Born in Berkeley, California, Mann played college football at Oregon State College. Mann was one of two black players on the 1951 Oregon State roster — the first in the history of the school.

Due to issues with academic eligibility, Mann left Oregon State and played professional baseball during the 1952 and 1953 seasons for the Oakland Oaks of the Pacific Coast League as a pitcher and outfielder.

In June 1953, Mann turned age 21 and was drafted into the U.S. Army. Stationed at Fort Ord in California, he played on the base football team, which defeated the Quantico Marines Devil Dogs in the December 1953 edition of the Poinsettia Bowl, an armed forces football championship game held several times in the early 1950s; Mann scored two touchdowns against the Marines.

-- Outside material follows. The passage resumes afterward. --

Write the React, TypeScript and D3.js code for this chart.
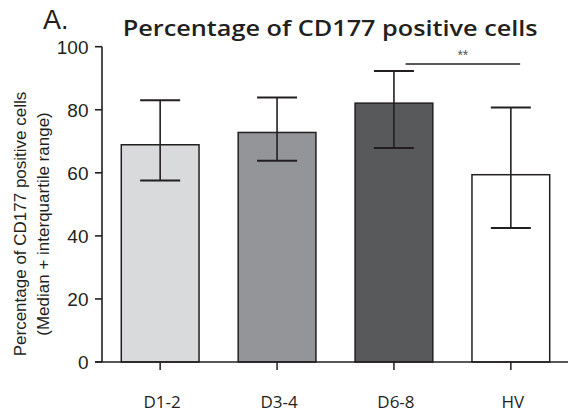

Mann was selected in the seventh round of the 1954 NFL draft by the Chicago Cardinals in the National Football League (NFL). He played for the Cardinals for three seasons as a punter, running back, and a special teams member.

Mann then went to the Canadian Football League (CFL) where he played for the Toronto Argonauts. On the eve of the 1959 season, Mann was arrested after a raid on his apartment discovered about $100 worth of marijuana. Although he was acquitted at trial in February 1960, the Argonauts elected not to play him pending the outcome of the trial, forcing Mann to sit out the whole 1959 season. When released in the start of the 1959 season, he played for the Bramalea Satellites, being called back to the Argos as if the Bramalea team were a taxi squad.

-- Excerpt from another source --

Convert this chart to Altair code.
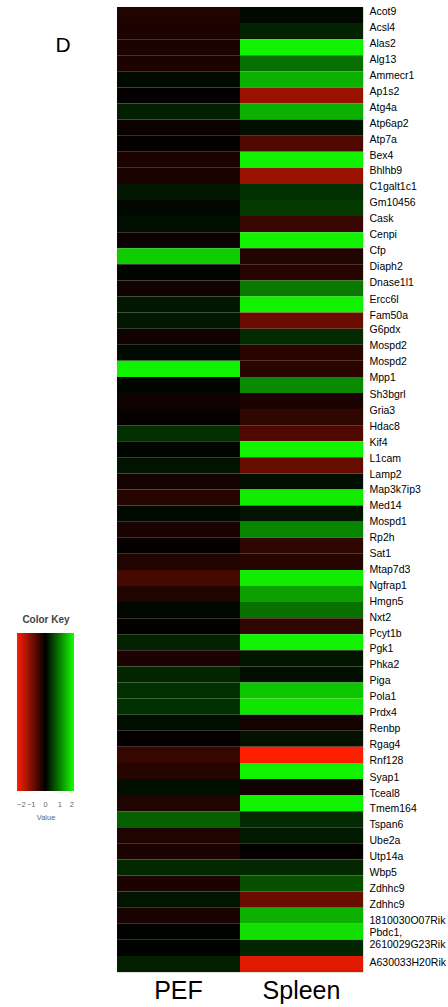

Mann played in 12 seasons in the CFL, exclusively for the Argonauts, where he played in 155 regular season games. As a running back and flanker, he had 204 carries for 1,071 yards with seven touchdowns and 204 receptions for 3,025 yards with ten touchdowns. On special teams, Mann was successful on 22 of 51 field goal attempts, 73 of 81 on convert attempts, punted 1,261 times for a 44.2-yard average with 87 singles, had 140 kickoffs for a 56.3-yard average with one single, and had two kick return touchdowns. He shares the CFL record for longest missed field goal return after Boyd Carter returned a kick 15 yards and then lateralled the ball to Mann who returned it another 116 yards for a touchdown in a game against the Montreal Alouettes on August 22, 1958. After leading the league in receptions and receiving yards in 1960 and 1961, Mann was named an East Division All-Star at flanker in both years.

==Coaching career==
Mann volunteered as offensive coach with St. Michael's College at the University of Toronto, under head coach Lex Byrd. During Mann's tenure, the team won four Mulock Cups as intra-collegiate football champions; including the final playing of intra-faculty tackle football at U of T in the fall of 1993.

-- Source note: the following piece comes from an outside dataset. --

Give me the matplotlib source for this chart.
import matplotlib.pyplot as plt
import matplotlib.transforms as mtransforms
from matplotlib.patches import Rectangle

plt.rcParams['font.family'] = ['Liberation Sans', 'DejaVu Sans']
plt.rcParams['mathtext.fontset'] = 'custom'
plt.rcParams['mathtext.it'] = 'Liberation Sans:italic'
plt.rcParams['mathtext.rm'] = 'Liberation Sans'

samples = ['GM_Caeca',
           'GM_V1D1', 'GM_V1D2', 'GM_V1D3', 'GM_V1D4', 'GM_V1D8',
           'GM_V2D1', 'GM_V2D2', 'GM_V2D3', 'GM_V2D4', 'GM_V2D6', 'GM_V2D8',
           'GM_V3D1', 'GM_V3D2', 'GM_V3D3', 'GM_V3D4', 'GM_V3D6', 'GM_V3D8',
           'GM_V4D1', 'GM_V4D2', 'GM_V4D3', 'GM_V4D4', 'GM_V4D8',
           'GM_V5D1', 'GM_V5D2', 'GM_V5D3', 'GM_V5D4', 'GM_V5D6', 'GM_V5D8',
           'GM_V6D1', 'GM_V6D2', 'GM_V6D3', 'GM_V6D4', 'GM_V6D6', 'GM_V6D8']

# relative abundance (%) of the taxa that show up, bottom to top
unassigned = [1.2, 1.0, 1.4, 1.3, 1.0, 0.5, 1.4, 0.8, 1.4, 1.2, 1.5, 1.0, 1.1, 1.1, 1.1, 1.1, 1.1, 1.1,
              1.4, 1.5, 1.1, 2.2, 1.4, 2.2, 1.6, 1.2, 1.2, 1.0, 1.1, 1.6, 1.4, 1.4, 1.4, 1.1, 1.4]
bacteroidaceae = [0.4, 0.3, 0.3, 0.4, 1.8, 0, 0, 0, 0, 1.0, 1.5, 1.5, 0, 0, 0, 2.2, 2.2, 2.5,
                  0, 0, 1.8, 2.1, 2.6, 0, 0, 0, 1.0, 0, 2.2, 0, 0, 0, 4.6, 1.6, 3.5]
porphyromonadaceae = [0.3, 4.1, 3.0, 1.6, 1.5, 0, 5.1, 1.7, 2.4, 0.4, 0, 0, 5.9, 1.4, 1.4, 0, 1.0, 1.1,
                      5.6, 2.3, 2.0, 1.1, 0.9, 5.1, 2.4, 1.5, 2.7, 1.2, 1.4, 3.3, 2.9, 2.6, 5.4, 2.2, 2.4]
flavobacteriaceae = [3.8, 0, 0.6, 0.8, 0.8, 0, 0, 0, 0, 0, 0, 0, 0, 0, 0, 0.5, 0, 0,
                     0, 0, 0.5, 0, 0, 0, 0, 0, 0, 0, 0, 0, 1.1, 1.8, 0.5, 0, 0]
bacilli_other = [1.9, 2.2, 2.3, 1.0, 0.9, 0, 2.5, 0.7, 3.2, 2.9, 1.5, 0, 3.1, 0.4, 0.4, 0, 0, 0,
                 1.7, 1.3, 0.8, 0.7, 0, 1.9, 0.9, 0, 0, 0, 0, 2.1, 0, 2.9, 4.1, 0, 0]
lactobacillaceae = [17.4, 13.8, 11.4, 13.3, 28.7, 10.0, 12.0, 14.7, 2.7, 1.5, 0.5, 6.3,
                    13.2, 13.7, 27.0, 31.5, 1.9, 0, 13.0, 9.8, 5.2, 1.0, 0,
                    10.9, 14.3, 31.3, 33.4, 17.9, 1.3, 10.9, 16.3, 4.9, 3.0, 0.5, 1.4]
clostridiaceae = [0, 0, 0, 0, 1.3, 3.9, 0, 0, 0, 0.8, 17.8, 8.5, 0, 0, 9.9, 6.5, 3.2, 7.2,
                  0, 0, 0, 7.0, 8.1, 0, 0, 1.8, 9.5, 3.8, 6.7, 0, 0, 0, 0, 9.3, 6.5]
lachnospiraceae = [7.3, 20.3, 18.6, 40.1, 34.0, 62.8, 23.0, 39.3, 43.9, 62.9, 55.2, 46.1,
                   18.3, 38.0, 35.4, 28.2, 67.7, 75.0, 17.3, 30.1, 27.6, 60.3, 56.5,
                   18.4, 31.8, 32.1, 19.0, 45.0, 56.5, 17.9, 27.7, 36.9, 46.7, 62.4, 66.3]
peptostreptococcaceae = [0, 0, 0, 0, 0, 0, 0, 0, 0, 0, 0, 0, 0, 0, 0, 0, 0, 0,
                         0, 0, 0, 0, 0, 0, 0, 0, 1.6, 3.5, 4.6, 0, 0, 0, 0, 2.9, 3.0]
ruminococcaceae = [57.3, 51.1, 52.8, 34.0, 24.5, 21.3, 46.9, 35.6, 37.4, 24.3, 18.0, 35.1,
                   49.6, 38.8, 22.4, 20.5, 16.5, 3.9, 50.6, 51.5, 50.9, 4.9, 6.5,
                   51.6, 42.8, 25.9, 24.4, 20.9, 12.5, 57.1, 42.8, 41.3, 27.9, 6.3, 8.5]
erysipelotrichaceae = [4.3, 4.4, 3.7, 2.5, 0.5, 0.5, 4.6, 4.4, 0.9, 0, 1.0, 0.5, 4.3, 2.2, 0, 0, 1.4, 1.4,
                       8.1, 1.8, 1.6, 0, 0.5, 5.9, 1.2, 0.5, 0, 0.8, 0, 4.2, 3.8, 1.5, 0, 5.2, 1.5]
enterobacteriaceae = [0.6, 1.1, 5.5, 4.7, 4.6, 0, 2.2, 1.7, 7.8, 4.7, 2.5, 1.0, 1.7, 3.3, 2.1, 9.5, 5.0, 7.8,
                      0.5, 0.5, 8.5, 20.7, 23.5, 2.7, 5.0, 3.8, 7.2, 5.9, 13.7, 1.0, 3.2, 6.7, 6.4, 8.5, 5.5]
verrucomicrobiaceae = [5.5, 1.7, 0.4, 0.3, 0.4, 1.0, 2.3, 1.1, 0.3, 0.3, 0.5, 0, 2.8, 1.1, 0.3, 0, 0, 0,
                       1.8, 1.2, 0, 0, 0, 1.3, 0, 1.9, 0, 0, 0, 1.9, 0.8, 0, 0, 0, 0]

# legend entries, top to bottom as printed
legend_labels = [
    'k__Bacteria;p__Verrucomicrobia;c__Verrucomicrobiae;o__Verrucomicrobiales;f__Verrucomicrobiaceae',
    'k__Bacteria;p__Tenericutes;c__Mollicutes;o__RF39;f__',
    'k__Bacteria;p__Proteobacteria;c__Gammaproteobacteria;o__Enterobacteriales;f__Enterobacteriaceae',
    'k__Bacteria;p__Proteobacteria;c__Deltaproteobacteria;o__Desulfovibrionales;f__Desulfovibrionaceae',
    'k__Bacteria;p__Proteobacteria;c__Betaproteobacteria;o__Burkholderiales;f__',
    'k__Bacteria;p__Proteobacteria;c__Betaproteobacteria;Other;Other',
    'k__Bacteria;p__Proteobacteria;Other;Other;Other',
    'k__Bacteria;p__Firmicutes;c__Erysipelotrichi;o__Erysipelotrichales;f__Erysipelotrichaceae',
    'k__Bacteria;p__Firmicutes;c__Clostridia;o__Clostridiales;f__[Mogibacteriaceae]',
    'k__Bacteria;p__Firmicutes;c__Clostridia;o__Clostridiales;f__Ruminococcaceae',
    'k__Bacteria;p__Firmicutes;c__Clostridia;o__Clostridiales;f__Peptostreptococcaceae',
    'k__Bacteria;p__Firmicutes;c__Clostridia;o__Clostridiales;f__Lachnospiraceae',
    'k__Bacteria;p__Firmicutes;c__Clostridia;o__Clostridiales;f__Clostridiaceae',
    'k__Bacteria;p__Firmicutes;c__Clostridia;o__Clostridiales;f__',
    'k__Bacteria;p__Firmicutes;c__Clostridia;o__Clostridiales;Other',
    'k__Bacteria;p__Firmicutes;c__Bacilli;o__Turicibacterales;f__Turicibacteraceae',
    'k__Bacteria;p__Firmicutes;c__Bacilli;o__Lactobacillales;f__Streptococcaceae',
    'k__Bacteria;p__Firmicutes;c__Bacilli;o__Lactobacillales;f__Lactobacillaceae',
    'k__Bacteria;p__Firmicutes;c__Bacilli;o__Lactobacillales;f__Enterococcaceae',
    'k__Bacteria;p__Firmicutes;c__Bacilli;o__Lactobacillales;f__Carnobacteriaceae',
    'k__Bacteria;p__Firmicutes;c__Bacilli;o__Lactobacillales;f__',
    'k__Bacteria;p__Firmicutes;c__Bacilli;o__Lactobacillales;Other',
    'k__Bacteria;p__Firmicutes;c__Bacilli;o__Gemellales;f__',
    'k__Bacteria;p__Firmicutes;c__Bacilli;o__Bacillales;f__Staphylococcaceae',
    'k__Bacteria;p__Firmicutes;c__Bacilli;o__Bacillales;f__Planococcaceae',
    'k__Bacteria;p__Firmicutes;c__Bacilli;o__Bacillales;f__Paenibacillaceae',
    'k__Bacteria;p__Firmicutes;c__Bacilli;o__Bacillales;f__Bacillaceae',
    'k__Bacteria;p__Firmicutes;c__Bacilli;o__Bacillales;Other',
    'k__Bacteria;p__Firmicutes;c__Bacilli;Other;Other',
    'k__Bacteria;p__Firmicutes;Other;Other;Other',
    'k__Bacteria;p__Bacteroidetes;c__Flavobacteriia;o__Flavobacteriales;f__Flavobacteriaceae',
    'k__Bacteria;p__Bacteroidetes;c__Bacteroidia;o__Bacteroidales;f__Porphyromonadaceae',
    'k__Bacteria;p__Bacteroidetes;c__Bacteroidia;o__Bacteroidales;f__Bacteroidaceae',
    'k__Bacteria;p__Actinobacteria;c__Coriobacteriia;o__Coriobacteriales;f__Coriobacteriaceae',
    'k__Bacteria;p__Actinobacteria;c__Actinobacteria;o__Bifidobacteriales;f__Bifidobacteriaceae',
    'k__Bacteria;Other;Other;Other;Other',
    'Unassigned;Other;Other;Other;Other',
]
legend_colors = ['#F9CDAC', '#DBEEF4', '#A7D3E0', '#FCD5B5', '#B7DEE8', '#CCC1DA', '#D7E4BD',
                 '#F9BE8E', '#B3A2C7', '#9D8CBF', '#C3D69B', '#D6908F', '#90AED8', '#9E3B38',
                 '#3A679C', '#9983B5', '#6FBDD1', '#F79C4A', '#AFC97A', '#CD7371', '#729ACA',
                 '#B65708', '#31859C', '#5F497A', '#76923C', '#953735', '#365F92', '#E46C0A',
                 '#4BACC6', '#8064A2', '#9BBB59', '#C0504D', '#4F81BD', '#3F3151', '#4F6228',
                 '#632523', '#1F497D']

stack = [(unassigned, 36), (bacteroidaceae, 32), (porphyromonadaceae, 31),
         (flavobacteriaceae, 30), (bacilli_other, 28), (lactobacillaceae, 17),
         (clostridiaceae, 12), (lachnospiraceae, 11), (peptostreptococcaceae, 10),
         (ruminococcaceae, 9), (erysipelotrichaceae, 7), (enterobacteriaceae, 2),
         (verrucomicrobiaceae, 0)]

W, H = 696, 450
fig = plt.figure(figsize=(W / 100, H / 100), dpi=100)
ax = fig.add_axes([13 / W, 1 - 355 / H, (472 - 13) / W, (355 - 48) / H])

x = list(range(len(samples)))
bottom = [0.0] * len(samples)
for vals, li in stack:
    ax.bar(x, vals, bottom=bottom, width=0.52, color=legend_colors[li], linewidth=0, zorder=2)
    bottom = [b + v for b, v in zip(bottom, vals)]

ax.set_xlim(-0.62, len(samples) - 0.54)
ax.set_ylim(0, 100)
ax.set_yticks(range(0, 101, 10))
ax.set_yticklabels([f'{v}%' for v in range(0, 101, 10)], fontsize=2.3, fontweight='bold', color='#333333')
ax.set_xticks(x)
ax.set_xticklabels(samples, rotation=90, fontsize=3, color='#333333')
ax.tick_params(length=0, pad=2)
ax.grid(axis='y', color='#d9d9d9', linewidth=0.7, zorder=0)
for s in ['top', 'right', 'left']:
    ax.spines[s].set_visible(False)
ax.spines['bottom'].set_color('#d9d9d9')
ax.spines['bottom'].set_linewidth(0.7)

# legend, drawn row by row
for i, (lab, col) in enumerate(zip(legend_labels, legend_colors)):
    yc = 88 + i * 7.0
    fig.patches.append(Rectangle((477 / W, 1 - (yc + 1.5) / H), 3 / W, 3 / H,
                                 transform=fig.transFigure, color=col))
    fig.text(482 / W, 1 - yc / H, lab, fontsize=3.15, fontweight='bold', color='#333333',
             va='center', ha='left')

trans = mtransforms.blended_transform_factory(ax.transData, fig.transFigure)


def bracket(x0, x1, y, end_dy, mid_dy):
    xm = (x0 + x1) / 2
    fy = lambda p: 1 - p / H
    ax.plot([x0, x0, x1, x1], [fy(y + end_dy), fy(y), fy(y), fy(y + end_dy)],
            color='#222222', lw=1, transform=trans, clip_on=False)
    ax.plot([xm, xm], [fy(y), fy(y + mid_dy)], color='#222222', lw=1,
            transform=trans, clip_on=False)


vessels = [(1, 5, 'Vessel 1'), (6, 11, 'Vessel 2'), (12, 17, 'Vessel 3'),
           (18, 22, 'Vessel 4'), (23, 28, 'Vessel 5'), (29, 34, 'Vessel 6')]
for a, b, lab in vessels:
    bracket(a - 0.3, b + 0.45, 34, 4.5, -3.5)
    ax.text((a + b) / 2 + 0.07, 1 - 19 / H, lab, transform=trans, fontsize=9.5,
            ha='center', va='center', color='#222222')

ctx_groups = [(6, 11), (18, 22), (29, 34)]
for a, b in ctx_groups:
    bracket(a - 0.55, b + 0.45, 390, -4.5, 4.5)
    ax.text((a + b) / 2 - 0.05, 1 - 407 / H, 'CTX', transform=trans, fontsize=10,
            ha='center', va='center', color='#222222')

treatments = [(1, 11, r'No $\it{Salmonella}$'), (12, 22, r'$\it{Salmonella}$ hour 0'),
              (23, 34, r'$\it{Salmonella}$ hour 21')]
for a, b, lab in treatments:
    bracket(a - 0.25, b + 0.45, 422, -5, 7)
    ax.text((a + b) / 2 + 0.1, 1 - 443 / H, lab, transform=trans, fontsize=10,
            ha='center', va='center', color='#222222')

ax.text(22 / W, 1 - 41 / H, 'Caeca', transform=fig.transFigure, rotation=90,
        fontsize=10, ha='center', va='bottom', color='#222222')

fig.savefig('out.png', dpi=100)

==Personal life and death==
Mann became a Canadian citizen and moved to Mississauga, Ontario, where he instructed techniques in golf, played drums in a jazz trio, and became friends with comedian Bill Cosby. He also became a partner with Archie Alleyne, John Henry Jackson and Howard Matthews in The Underground Railroad, a soul food restaurant in Toronto.

Mann died on May 22, 2012, in a Toronto nursing home due to complications from dementia.